In the case of W, it is predicted that the creep life increase effect starts to appear significantly from 1.8 wt% and for B from 0.003 wt%. Mo did not increase significantly, but the creep life continued to increase. Therefore, in the case of these alloy components, their maximum life is at the maximum allowable composition. By contrast, the maximum creep life was predicted at 0.23% for V, 0.09 wt% for C, and 9.10% for Cr. The lifespan can be rapidly reduced at 8.6% Cr or less.

3.5.2 Development of a New Alloy with Over 100,000 h Creep Life at an Operating Temperature of 650 °C and 100 MPa

Co, which is being considered by many researchers [38, 39], was selected for the development of a new alloy with over 100,000 h creep life at 650 °C and 100 MPa. As a result of predicting the optimum alloy composition having the maximum creep life using the GA model, it was confirmed that the chemical composition without Co addition in Table 6 as similar to the alloy composition in Table 7.

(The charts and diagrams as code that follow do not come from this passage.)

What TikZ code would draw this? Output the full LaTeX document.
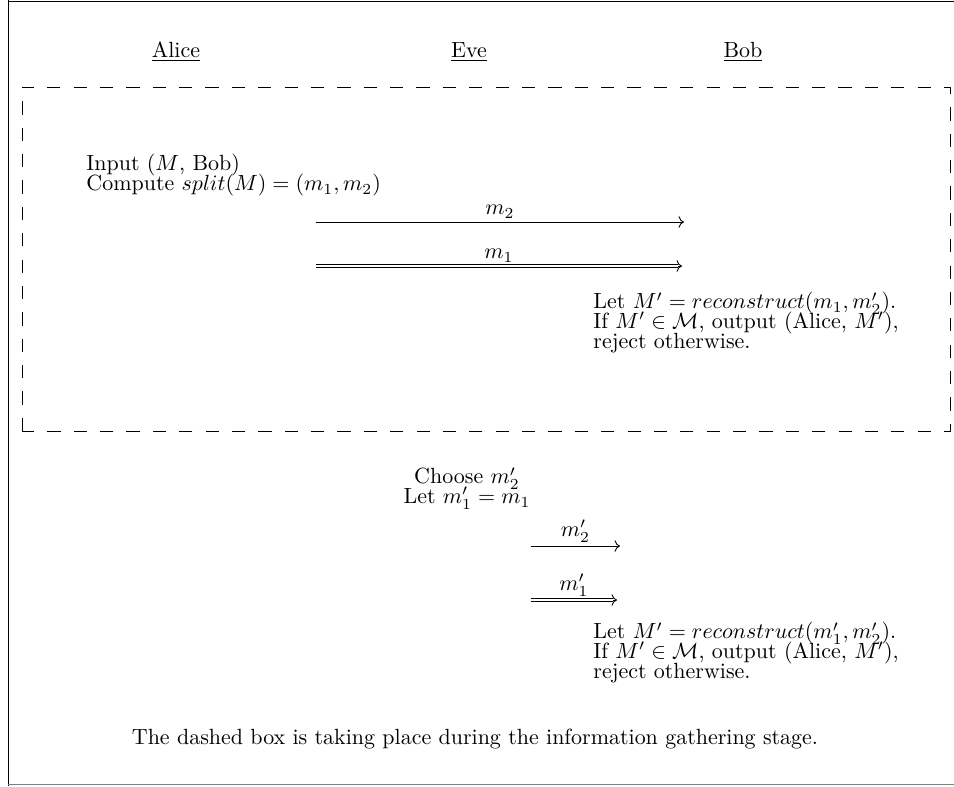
\documentclass[tikz,border=0pt]{standalone}
\usepackage{amsmath}
\usetikzlibrary{arrows.meta}

\begin{document}
\begin{tikzpicture}[x=0.455pt, y=-0.455pt,
  party/.style={anchor=base, inner sep=0pt},
  steptext/.style={align=left, anchor=north west, inner sep=0pt},
  evetext/.style={align=center, anchor=north, inner sep=0pt},
  msg/.style={->},
  msgdouble/.style={->, postaction={draw, -, double, double distance=1.2pt, shorten >=2pt}},
  msglabel/.style={midway, above, inner sep=1.5pt}]
  \useasboundingbox (0,0) rectangle (954,786);

  % 枠
  \draw (8,0) -- (8,786);
  \draw (8,1) -- (954,1);
  \draw [gray] (8,784.5) -- (954,784.5);

  % 参加者
  \node [party] (alice) at (176,57) {\underline{Alice}};
  \node [party] (eve) at (469,57) {\underline{Eve}};
  \node [party] (bob) at (743,57) {\underline{Bob}};

  % 情報収集段階
  \draw [dash pattern=on 6pt off 6pt] (22,431) -- (22,87) -- (950,87) -- (950,431) -- cycle;

  \node [steptext] (alicein) at (86,154) {Input ($M$, Bob)\\[-3pt]
    Compute $split(M)=(m_1,m_2)$};

  \coordinate (m2s) at (316,222);
  \coordinate (m2e) at (684,222);
  \coordinate (m1s) at (316,266);
  \coordinate (m1e) at (682,266);
  \draw [msg] (m2s) -- node [msglabel] {$m_2$} (m2e);
  \draw [msgdouble] (m1s) -- node [msglabel] {$m_1$} (m1e);

  \node [steptext] (bobout) at (593,292) {Let $M'=reconstruct(m_1,m_2')$.\\[-3pt]
    If $M'\in\mathcal{M}$, output (Alice, $M'$),\\[-3pt]
    reject otherwise.};

  % 攻撃
  \node [evetext] (evechoose) at (467,467) {Choose $m_2'$\\[-3pt]
    Let $m_1'=m_1$};

  \coordinate (e2s) at (531,546);
  \coordinate (e2e) at (620,546);
  \coordinate (e1s) at (531,600);
  \coordinate (e1e) at (617,600);
  \draw [msg] (e2s) -- node [msglabel] {$m_2'$} (e2e);
  \draw [msgdouble] (e1s) -- node [msglabel] {$m_1'$} (e1e);

  \node [steptext] (bobout2) at (593,622) {Let $M'=reconstruct(m_1',m_2')$.\\[-3pt]
    If $M'\in\mathcal{M}$, output (Alice, $M'$),\\[-3pt]
    reject otherwise.};

  % 説明
  \node [party] (caption) at (475,744) {The dashed box is taking place during the information gathering stage.};
\end{tikzpicture}
\end{document}
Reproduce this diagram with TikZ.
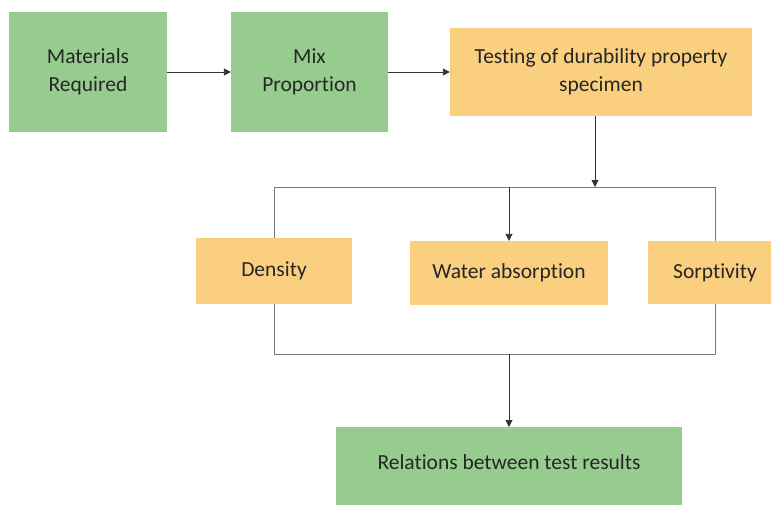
\documentclass[tikz,border=0pt]{standalone}
\usepackage{fontspec}
\setmainfont{Carlito}[Ligatures=NoCommon]
\usetikzlibrary{arrows.meta}
\definecolor{boxgreen}{RGB}{151,204,143}
\definecolor{boxorange}{RGB}{250,207,128}
\definecolor{framegray}{RGB}{120,120,120}
\begin{document}
\begin{tikzpicture}[x=1pt,y=-1pt,>={Triangle[length=7pt,width=7pt]},
  greenbox/.style={fill=boxgreen,inner sep=0pt,align=center,text=black!85,font=\fontsize{21.5}{28.5}\selectfont},
  orangebox/.style={fill=boxorange,inner sep=0pt,align=center,text=black!85,font=\fontsize{21.5}{28.5}\selectfont},
  link/.style={draw=black!80,line width=0.9pt},
  frame/.style={draw=framegray,line width=1pt}]
  \useasboundingbox (0,0) rectangle (771,504);
  % top row
  \node[greenbox,minimum width=158,minimum height=120] (mat) at (88,72) {Materials\\Required};
  \node[greenbox,minimum width=157,minimum height=120] (mix) at (309.5,72) {Mix\\Proportion};
  \node[orangebox,minimum width=302,minimum height=88] (test) at (601,72) {Testing of durability property\\specimen};
  % middle row
  \node[orangebox,minimum width=156,minimum height=66] (dens) at (274,271) {Density};
  \node[orangebox,minimum width=198,minimum height=64] (water) at (509,273) {Water absorption};
  \node[orangebox,minimum width=134,minimum height=63] (sorp) at (715,272.5) {Sorptivity};
  % bottom box, runs off the page
  \node[greenbox,anchor=north,minimum width=346,text height=42,text depth=50] (rel) at (509,427) {Relations between test results};
  \coordinate (split) at (595,187);
  \coordinate (top) at (509,187);
  \coordinate (bot) at (509,354);
  \draw[link,->] (mat) -- (mix);
  \draw[link,->] (mix) -- (test);
  \draw[link,->] (test.south -| split) -- (split);
  \draw[frame] (dens.north) -- (dens.north |- top) -- (sorp.north |- top) -- (sorp.north);
  \draw[frame] (dens.south) -- (dens.south |- bot) -- (sorp.south |- bot) -- (sorp.south);
  \draw[link,->] (top) -- (water.north);
  \draw[link,->] (bot) -- (rel.north);
\end{tikzpicture}
\end{document}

Table 7 Proposed new alloy composition by applying the genetic algorism

To evaluate the effect of Co addition on creep life, Cr was selected because it showed an interesting behavior in Fig. 8 and the analysis results using the GA model are shown in Fig. 9. Regardless of the addition of Co, the creep life trend according to the Cr content was predicted to be almost similar except near the maximum life, and it was found that the creep life was improved by about 40,000 h with addition of 2.5% Co. This tendency was also found for other alloying elements. That is, Co does not have a clear interaction with other alloying elements, and it could be determined that it strongly contributes to the solid solution-strengthening effect.

Fig. 9
figure 9

Creep life according to alloy element change predicted by Genetic algorism based on Ensemble 4 model. a W, b V, c Mo, d C, e B and f Cr

Figure 10 predicts the change in creep life according to the amount of Co added. As the amount of Co increases, the creep life increases, and the maximum creep life was found to be 114,800 h. These results suggest the possibility of developing an alloy with a new composition that can be used with a creep life of 100,000 h under the operating conditions of 650 °C and 100 MPa (Fig. 11).

Fig. 10
figure 10

Analysis of the effect of Co on creep life according to the addition of Cr in the alloy of a new composition containing 2.5%wt. Co

Fig. 11
figure 11

Prediction of creep life according to the addition of Co in the newly proposed alloy based on ASEM SA213 T92

4 Conclusions

Among the various AI models, the XGB model was optimally selected as a single model, and the Ensemble 4 model consisting of four models (i.e., DNN, GB, XGB, and LGB) was optimally selected for the Ensemble 4 model. Based on this model, it was confirmed that creep life is affected in the order of normalization temperature, V, W, Mo, and C, as a result of feature importance evaluation using SHAP and premature values.

The existing life prediction model could not suggest an alloy composition with a desired creep life, but it could be confirmed that using the GA method an optimized alloy composition can be obtained.

For example, by adding Co to the specified composition range of SAME SA213 T92, a new alloy having a creep life of 100,00 h at 650 °C and 100 MPa having the following new composition was suggested: C, 0.09–Si, 0.03–Mn, 0.31–P, 0.015–S, 0.01–Cr, 9.10–Mo, 0.59–W, 1.99–Ni, 0.01–V, 0.23–Nb, 0.07–N, 0.06–Al, 0.001–B, 0.006–Co, 2.5. In the future, various AI technologies, such as XAI technology, are expected to provide important information for the understanding of predictive models and the alloy development process, and for reducing the number of trial-and-error cycles for developers.